P.143 最初〜最後まで。「飯能市立博物館所蔵平沼家文書」
(読み)
鹿山 村 栄 輔 殿 府中 宿 へ
かやまむらえいすけどのふちゅうしゅくへ
送 り候 書 付 尤 多二郎 殿 名当
おくりそうろうかきつけもっともたじろうどのなあて
以手紙得貴意候 然 者御村 方
てがみをもってきいをえそうろうしからばおむらかた
留 吉 儀去 月 十 五日 当 村 実 家
とめきちぎさるつきじゅうごにちとうそんじっか
倉 吉 方 へ参 り病 氣二而逗 留
くらよしかたへまいりびょうきにてとうりゅう
罷 居 同 十 八 日 二母 連 立 御村 方 へ
まかりおりどうじゅうはちにちにははつれだちおむらかたへ
送 り届 ヶ候 所 相 違 無御座候
おくりとどけそうろうところあいちがいござなくそうろう
(大意)
鹿山村栄輔殿が府中宿へ
送付した書付、宛名は多二郎(太次郎)殿
手紙にて(はじめて)お目にかかります。
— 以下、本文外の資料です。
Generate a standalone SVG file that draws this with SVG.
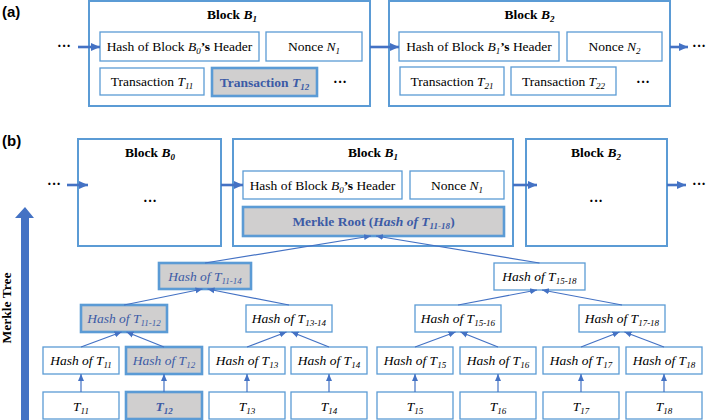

さてお村方の
留吉についてであります。先月15日わたしの村の実家
倉吉のところへあらわれ病気のため逗留
いたしておりました。同月18日に母が付き添いそちらの村へ
送り届けましたこと間違いのないことでございます。
(補足)
「鹿」の中が「兼」のようにみえます。
「多二郎」、太次郎のはずですが、随分な間違えようです。
「名当」、「名宛」の当て字でしょう。
「以手紙得貴意候」、「得御意」(ぎょいをえる)もよく目にします。手紙の冒頭の定型文。
「去月」、この書付は7月29日なので、6月になります。
「逗留」、「留」が留吉のときのくずし字とは異なってます。
栄輔殿の書付の控えですが、人が異なれば文面もやはり異なってきます。文は人を表す、です。